Title: Cuentos que contaban nuestras abuelas (Tales Our Abuelitas Told):
Cuentos populares Hispánicos
Author: Alma Flor Ada, F. Isabel Campoy
Illustrators: Felipe Davalos, Susan Guevara, Leyla Torres, Vivi Escriva
This delightful and fun collection of Hispanic fairytales is just wonderful. The introduction explains how tales change over time. The authors grew up hearing these tales as did I. It was fun to see the different versions of stories I grew up hearing. Each re-telling gives a description of the origin of the story. I read the Spanish version and loved it and I look forward to checking out the English version of this.

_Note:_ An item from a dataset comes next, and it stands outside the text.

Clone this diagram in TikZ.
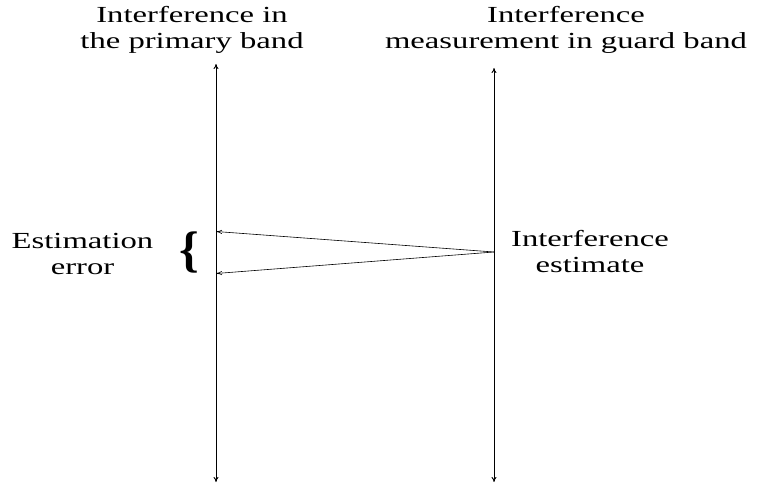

One of the things I loved was the list of tradition story starters and enders, the Spanish equivalents of “Once Upon a Time” and “They Lived Happily Ever After”. I always loved those when I was growing up. My favorite beginning was “En la tierra del olvido donde de nada nadie se acuerda, habia...” which means In the land of forgetting, where of nothing or no one remembers, there was…. My favorite ending to a tale was “Y colorin colorado, este cuento acabado” which really makes no sense, it’s a little rhyme that say something like and (I have no idea what colorin means) red, this tale has ended. Something like that, it really doesn’t translate but it always sounded funny when I was little and my grandfather said it, then clapped his hands once loudly, but enough of my memories.
The book is great. It includes my personal favorite, Blanca Flor as well as many others. The illustrations are fantastic, which is no surprise since the book is illustrated by four very well known Latino illustrators. My favorite illustration is on page 64. It is the most amazing and dreamy illustration of an indigenous boy grasping the feather of the pajaro de fuego (firebird) with one hand and the multi-colored mane of his horse with the other. The artwork is so amazing and ethereal that it just feels like you’re walking into another world.
I thought the book did best as a read aloud book. I loved all the stories and they were just so much better told out loud to a group of rapt little faces. My granddaughter loves the story of Catalina, La Zorra or Catalina the Fox. It makes her laugh out loud every time I read it. Another favorite of hers is El Castillo de Chuchurumbe which is a poem something like The House that Jack Built. I highly recommend this book either in English or in Spanish. I hope that the authors do a second volume of these!